03/19/2020 · Wirtschafts- und Sozialwissenschaften, Raumwissenschaften · ifo Institut Leibniz-Institut für Wirtschaftsforschung an der Universität München e. V. · News · Forschungsergebnis
Clemens Fuest, President of the ifo Institute, has spoken out in favor of drastic measures to help the economy in the coronavirus crisis. “We have to prevent the economy from sliding into a downward spiral of collapsing companies, job losses, and panic in the financial sector,” he writes in an article for the German newspaper Handelsblatt. ”The response involves a combination of massive support measures that must be targeted precisely and enacted quickly.”
“The current coronavirus crisis is plunging Germany into a complex economic crisis, the dimensions of which many people still underestimate. It is exposing the German economy to a simultaneous supply and demand shock. In addition, there is a risk that the supply of credit to the economy will be disrupted and that the sovereign debt crisis in the euro area will return,” Fuest writes.

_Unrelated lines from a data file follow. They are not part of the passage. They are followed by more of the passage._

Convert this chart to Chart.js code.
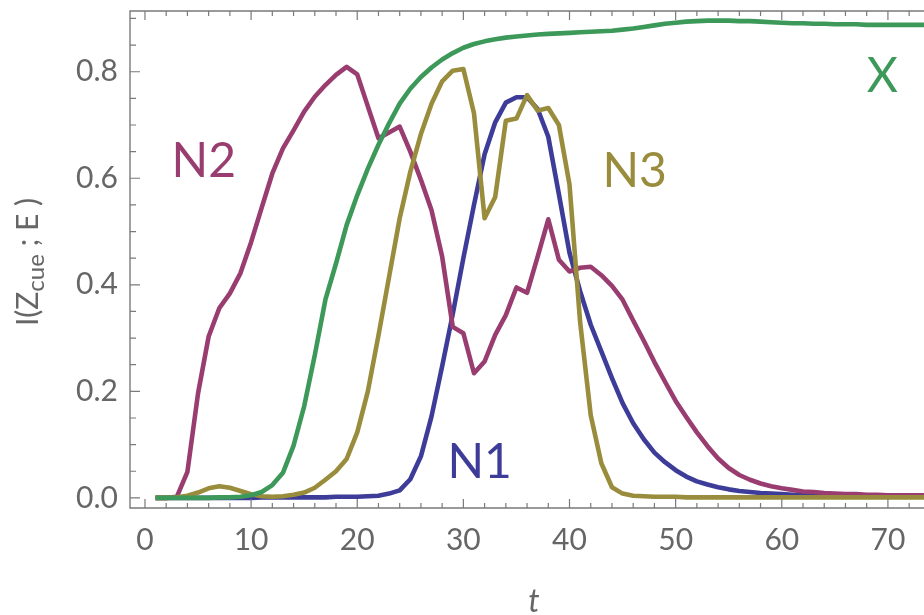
<!DOCTYPE html>
<html>
<head>
<meta charset="utf-8">
<script src="https://cdn.jsdelivr.net/npm/chart.js@4.4.0/dist/chart.umd.min.js"></script>
<style>
  html, body { margin: 0; padding: 0; background: #fff; }
  #wrap { width: 924px; height: 615px; }
</style>
</head>
<body>
<div id="wrap"><canvas id="myChart" width="924" height="615"></canvas></div>
<script>
// ------------------------------------
//  data
// ------------------------------------
const tValues = [1, 2, 3, 4, 5, 6, 7, 8, 9, 10, 11, 12, 13, 14, 15, 16, 17, 18, 19, 20,
  21, 22, 23, 24, 25, 26, 27, 28, 29, 30, 31, 32, 33, 34, 35, 36, 37, 38, 39, 40,
  41, 42, 43, 44, 45, 46, 47, 48, 49, 50, 51, 52, 53, 54, 55, 56, 57, 58, 59, 60,
  61, 62, 63, 64, 65, 66, 67, 68, 69, 70, 71, 72, 73, 74];

const n1Values = [0.000, 0.000, 0.000, 0.000, 0.000, 0.000, 0.000, 0.000, 0.000, 0.000,
  0.001, 0.001, 0.001, 0.001, 0.001, 0.001, 0.001, 0.002, 0.002, 0.002,
  0.003, 0.004, 0.008, 0.014, 0.035, 0.078, 0.153, 0.247, 0.345, 0.450,
  0.550, 0.645, 0.705, 0.742, 0.752, 0.752, 0.730, 0.678, 0.570, 0.460,
  0.388, 0.325, 0.275, 0.225, 0.178, 0.140, 0.110, 0.085, 0.067, 0.052,
  0.040, 0.031, 0.025, 0.020, 0.016, 0.013, 0.011, 0.009, 0.008, 0.007,
  0.006, 0.005, 0.005, 0.004, 0.004, 0.004, 0.003, 0.003, 0.003, 0.003,
  0.002, 0.002, 0.002, 0.002];

const n2Values = [0.000, 0.000, 0.002, 0.049, 0.196, 0.303, 0.356, 0.384, 0.422, 0.480,
  0.545, 0.609, 0.656, 0.690, 0.725, 0.753, 0.775, 0.794, 0.809, 0.795,
  0.735, 0.675, 0.686, 0.697, 0.650, 0.597, 0.540, 0.453, 0.321, 0.309,
  0.234, 0.256, 0.306, 0.343, 0.395, 0.385, 0.453, 0.523, 0.447, 0.425,
  0.432, 0.434, 0.418, 0.398, 0.372, 0.333, 0.295, 0.255, 0.218, 0.182,
  0.152, 0.123, 0.097, 0.074, 0.056, 0.043, 0.034, 0.027, 0.022, 0.018,
  0.015, 0.012, 0.011, 0.009, 0.008, 0.007, 0.007, 0.006, 0.006, 0.005,
  0.005, 0.005, 0.005, 0.005];

const n3Values = [0.000, 0.000, 0.001, 0.004, 0.010, 0.018, 0.022, 0.019, 0.013, 0.007,
  0.003, 0.002, 0.003, 0.006, 0.010, 0.019, 0.034, 0.050, 0.073, 0.123,
  0.200, 0.305, 0.415, 0.525, 0.612, 0.683, 0.740, 0.782, 0.802, 0.805,
  0.722, 0.525, 0.565, 0.708, 0.712, 0.756, 0.727, 0.732, 0.700, 0.588,
  0.330, 0.155, 0.065, 0.020, 0.008, 0.004, 0.003, 0.002, 0.002, 0.002,
  0.001, 0.001, 0.001, 0.001, 0.001, 0.001, 0.001, 0.001, 0.001, 0.001,
  0.001, 0.001, 0.001, 0.001, 0.001, 0.001, 0.001, 0.001, 0.001, 0.001,
  0.001, 0.001, 0.001, 0.001];

const xValues = [0.000, 0.000, 0.000, 0.000, 0.000, 0.000, 0.001, 0.001, 0.002, 0.005,
  0.011, 0.024, 0.047, 0.098, 0.172, 0.268, 0.372, 0.440, 0.512, 0.568,
  0.618, 0.663, 0.703, 0.740, 0.768, 0.790, 0.808, 0.823, 0.835, 0.845,
  0.852, 0.857, 0.861, 0.864, 0.866, 0.868, 0.870, 0.871, 0.872, 0.873,
  0.874, 0.875, 0.876, 0.877, 0.879, 0.881, 0.884, 0.887, 0.890, 0.892,
  0.894, 0.895, 0.896, 0.896, 0.896, 0.895, 0.895, 0.894, 0.893, 0.892,
  0.891, 0.891, 0.890, 0.890, 0.889, 0.889, 0.889, 0.888, 0.888, 0.888,
  0.888, 0.888, 0.888, 0.888];

const xTickValues = [0, 10, 20, 30, 40, 50, 60, 70];
const yTickValues = [0.0, 0.2, 0.4, 0.6, 0.8];

const seriesNames = ["N1", "N2", "N3", "X"];
const seriesColors = ["#3d3d99", "#993d70", "#998d3d", "#3d9959"];

// where the curve names sit, in data units (left edge, baseline)
const namePlacement = {
  N1: [28.5, 0.038],
  N2: [2.5, 0.602],
  N3: [43.1, 0.583],
  X: [68.0, 0.762],
};

const axisGray = "#666666";
const frameGray = "#7a7a7a";
const ctx = document.getElementById("myChart");

function toPoints(values) {
  return tValues.map((t, i) => ({ x: t, y: values[i] }));
}

function makeDataset(name, values) {
  const i = seriesNames.indexOf(name);
  return {
    label: name,
    data: toPoints(values),
    borderColor: seriesColors[i],
    borderWidth: 4.6,
    pointRadius: 0,
    tension: 0,
    fill: false,
    borderJoinStyle: "round",
  };
}

// frame with inward ticks, axis titles and curve names
const framePlugin = {
  id: "frame",
  afterDraw(chart) {
    const c = chart.ctx;
    const a = chart.chartArea;
    const x = chart.scales.x;
    const y = chart.scales.y;
    c.save();
    c.strokeStyle = frameGray;
    c.lineWidth = 1.4;
    c.beginPath();
    c.moveTo(a.right + 2, a.top);
    c.lineTo(a.left, a.top);
    c.lineTo(a.left, a.bottom);
    c.lineTo(a.right + 2, a.bottom);
    c.stroke();

    c.lineWidth = 1.2;
    c.beginPath();
    for (let v = 0; v <= 72; v += 2) {
      const px = x.getPixelForValue(v);
      const len = v % 10 === 0 ? 9 : 5;
      c.moveTo(px, a.bottom);
      c.lineTo(px, a.bottom - len);
      c.moveTo(px, a.top);
      c.lineTo(px, a.top + len);
    }
    for (let k = 0; k <= 18; k++) {
      const py = y.getPixelForValue(k * 0.05);
      const len = k % 4 === 0 ? 10 : 6;
      c.moveTo(a.left, py);
      c.lineTo(a.left + len, py);
    }
    c.stroke();

    // x title
    c.fillStyle = axisGray;
    c.font = "italic 32px Lato";
    c.textAlign = "center";
    c.textBaseline = "alphabetic";
    c.fillText("t", 534, 612);

    // y title  I(Z_cue ; E )
    c.save();
    c.translate(38, 262);
    c.rotate(-Math.PI / 2);
    c.textAlign = "left";
    const parts = [
      ["I(", "30px Lato", 0],
      ["Z", "30px Lato", 0],
      ["cue", "24px Lato", 6],
      [" ; E )", "30px Lato", 0],
    ];
    let total = 0;
    parts.forEach((p) => { c.font = p[1]; total += c.measureText(p[0]).width; });
    let cx = -total / 2;
    parts.forEach((p) => {
      c.font = p[1];
      c.fillText(p[0], cx, p[2]);
      cx += c.measureText(p[0]).width;
    });
    c.restore();

    // curve names
    c.font = "48px Lato";
    c.textAlign = "left";
    seriesNames.forEach((name, i) => {
      const pos = namePlacement[name];
      c.fillStyle = seriesColors[i];
      c.fillText(name, x.getPixelForValue(pos[0]), y.getPixelForValue(pos[1]));
    });
    c.restore();
  },
};

new Chart(ctx, {
  type: "line",
  data: {
    datasets: [
      makeDataset("X", xValues),
      makeDataset("N3", n3Values),
      makeDataset("N2", n2Values),
      makeDataset("N1", n1Values),
    ],
  },
  options: {
    responsive: false,
    animation: false,
    layout: { padding: { top: 11, right: 0, bottom: 0, left: 0 } },
    plugins: {
      legend: { display: false },
      tooltip: { enabled: false },
    },
    scales: {
      x: {
        type: "linear",
        min: -1.41,
        max: 73.4,
        grid: { display: false, drawTicks: false },
        border: { display: false },
        afterBuildTicks: (s) => { s.ticks = xTickValues.map((v) => ({ value: v })); },
        afterFit: (s) => {
          s.height = 107;
          s.paddingLeft = 0;
          s.paddingRight = 0;
        },
        ticks: {
          padding: 14,
          color: axisGray,
          font: { family: "Lato", size: 30 },
          maxRotation: 0,
          autoSkip: false,
          callback: (v) => String(v),
        },
      },
      y: {
        type: "linear",
        min: -0.019,
        max: 0.914,
        grid: { display: false, drawTicks: false },
        border: { display: false },
        afterBuildTicks: (s) => { s.ticks = yTickValues.map((v) => ({ value: v })); },
        afterFit: (s) => {
          s.width = 130;
          s.paddingTop = 0;
          s.paddingBottom = 0;
        },
        ticks: {
          padding: 12,
          color: axisGray,
          font: { family: "Lato", size: 30 },
          autoSkip: false,
          callback: (v) => v.toFixed(1),
        },
      },
    },
  },
  plugins: [framePlugin],
});
</script>
</body>
</html>
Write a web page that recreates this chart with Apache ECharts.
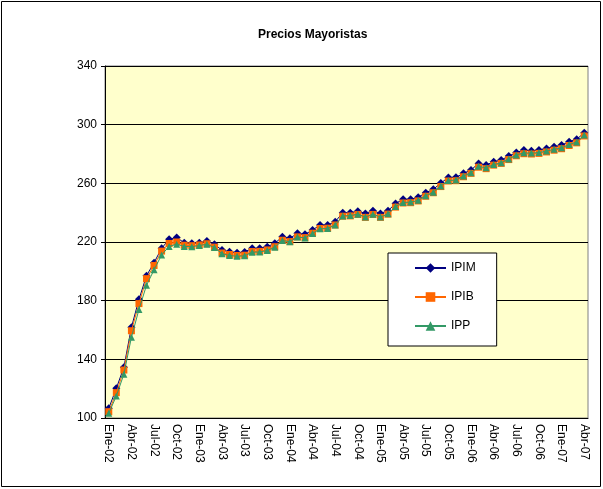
<!DOCTYPE html>
<html>
<head>
<meta charset="utf-8">
<script src="https://cdn.jsdelivr.net/npm/echarts@6/dist/echarts.min.js"></script>
<style>html,body{margin:0;padding:0;background:#fff;}#c{width:603px;height:489px;}</style>
</head>
<body>
<div id="c"></div>
<script>
var categories = [
 'Ene-02','Feb-02','Mar-02','Abr-02','May-02','Jun-02','Jul-02','Ago-02','Sep-02','Oct-02','Nov-02','Dic-02',
 'Ene-03','Feb-03','Mar-03','Abr-03','May-03','Jun-03','Jul-03','Ago-03','Sep-03','Oct-03','Nov-03','Dic-03',
 'Ene-04','Feb-04','Mar-04','Abr-04','May-04','Jun-04','Jul-04','Ago-04','Sep-04','Oct-04','Nov-04','Dic-04',
 'Ene-05','Feb-05','Mar-05','Abr-05','May-05','Jun-05','Jul-05','Ago-05','Sep-05','Oct-05','Nov-05','Dic-05',
 'Ene-06','Feb-06','Mar-06','Abr-06','May-06','Jun-06','Jul-06','Ago-06','Sep-06','Oct-06','Nov-06','Dic-06',
 'Ene-07','Feb-07','Mar-07','Abr-07'
];
var IPIM = [106.6,120.2,134.6,161.8,180.9,197.0,205.9,215.7,221.8,223.0,219.5,219.1,
 219.5,220.7,218.4,214.5,213.4,212.7,213.2,215.7,215.7,216.8,219.1,223.6,
 222.5,225.9,225.2,228.2,231.6,231.6,233.8,240.0,240.0,241.0,239.5,241.3,
 239.5,241.3,246.3,249.1,249.1,250.5,253.6,255.9,260.2,264.0,264.1,266.8,
 269.1,273.6,272.5,274.7,275.9,278.6,281.0,282.7,282.2,282.7,283.8,285.0,
 286.1,288.4,290.0,294.5];
var IPIB = [104.3,117.3,132.7,159.5,178.0,195.0,204.0,213.8,219.0,220.0,217.8,217.5,
 218.0,218.8,216.5,212.5,211.5,210.8,211.0,213.5,213.6,214.6,216.8,221.2,
 220.3,223.5,223.0,226.0,229.2,229.4,231.6,237.6,237.8,238.8,236.8,238.8,
 236.8,239.0,243.8,246.6,246.8,248.0,251.2,253.6,257.8,261.6,261.8,264.5,
 266.8,271.0,270.0,272.4,273.6,276.2,278.8,280.2,280.0,280.4,281.4,282.6,
 283.6,285.8,287.6,292.3];
var IPP = [103.2,115.0,129.8,155.0,174.0,190.5,201.0,211.2,217.0,218.5,217.0,216.8,
 217.6,218.4,216.2,212.0,210.8,210.2,210.6,213.0,213.2,214.2,216.4,221.0,
 220.2,223.4,222.8,225.8,229.0,229.2,231.6,237.8,238.0,239.0,237.0,239.0,
 237.0,239.2,244.2,247.0,247.2,248.4,251.6,254.0,258.2,262.0,262.2,265.0,
 267.2,271.6,270.6,272.8,274.0,276.6,279.4,280.8,280.6,281.0,282.0,283.2,
 284.2,286.4,288.2,293.0];
var seriesNames = ['IPIM','IPIB','IPP'];
var yTicks = {min:100, max:340, interval:40};

var font = 'Arial, "Liberation Sans", sans-serif';
var chart = echarts.init(document.getElementById('c'), null, {renderer:'canvas'});
chart.setOption({
  animation:false,
  backgroundColor:'#fff',
  title:{text:'Precios Mayoristas', left:253, top:24,
    textStyle:{fontFamily:font, fontSize:12, fontWeight:'bold', color:'#000'}},
  graphic:[{type:'rect', shape:{x:1.5,y:1.5,width:599,height:485}, style:{fill:null, stroke:'#000', lineWidth:1}, z:-1}],
  grid:{left:105, top:66, right:15, bottom:71, show:true, backgroundColor:'#FFFFCC', borderColor:'#808080', borderWidth:1},
  legend:{
    orient:'vertical', left:388, top:253,
    padding:[9,21,14,26], itemGap:17, itemWidth:31, itemHeight:12,
    backgroundColor:'#fff', borderColor:'#000', borderWidth:1,
    textStyle:{fontFamily:font, fontSize:12, color:'#000'},
    data:seriesNames
  },
  xAxis:{
    type:'category', data:categories, boundaryGap:true,
    axisLine:{lineStyle:{color:'#000', width:1}},
    axisTick:{interval:2, length:4, lineStyle:{color:'#000'}},
    axisLabel:{interval:2, rotate:-90, fontFamily:font, fontSize:12, color:'#000', margin:6},
    splitLine:{show:false}
  },
  yAxis:{
    type:'value', min:yTicks.min, max:yTicks.max, interval:yTicks.interval,
    axisLine:{show:true, lineStyle:{color:'#000', width:1}},
    axisTick:{show:true, length:4, lineStyle:{color:'#000'}},
    axisLabel:{fontFamily:font, fontSize:12, color:'#000', margin:8},
    splitLine:{show:true, lineStyle:{color:'#000', width:1}}
  },
  series:[
    {name:seriesNames[0], type:'line', data:IPIM, symbol:'diamond', symbolSize:8, showAllSymbol:true,
     itemStyle:{color:'#000080'}, lineStyle:{color:'#000080', width:1}, z:2},
    {name:seriesNames[1], type:'line', data:IPIB, symbol:'rect', symbolSize:7, showAllSymbol:true,
     itemStyle:{color:'#FF6600'}, lineStyle:{color:'#FF6600', width:1}, z:3},
    {name:seriesNames[2], type:'line', data:IPP, symbol:'triangle', symbolSize:7, showAllSymbol:true,
     itemStyle:{color:'#339966'}, lineStyle:{color:'#339966', width:1}, z:4}
  ]
});
</script>
</body>
</html>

“If economic activity falls to 65 percent of normal levels for just two months and then returns to growth as expected, this will shrink economic output for the year as a whole by 5 percent. That would be comparable to the slump in 2009, the year of the financial crisis. But things may get much worse.”
Fuest writes: “For many self-employed people and small and medium-sized enterprises, sales are falling to zero.” In response, governments should suspend all these groups’ tax payments for several months. Additional help for employees who lose their income is urgently needed. Liquidity assistance and state guarantees could avert a wave of insolvencies. The fact that this will also benefit international banks must not be allowed to hamper these moves.
Fuest adds: “It is inevitable that some borrowers will default. If banks lose equity as a result, capital regulations could force them to call in other loans as well, exacerbating the crisis. Banking supervision should therefore temporarily expand banks’ scope for action.”
He continues: “Public finances in the euro area are under imminent threat. In the case of highly indebted countries, this could lead to a collapse in confidence (...) Euro-area countries, and also the ECB, must send a clear signal that there will be systematic support for all countries and that there is no chance of sovereign defaults.”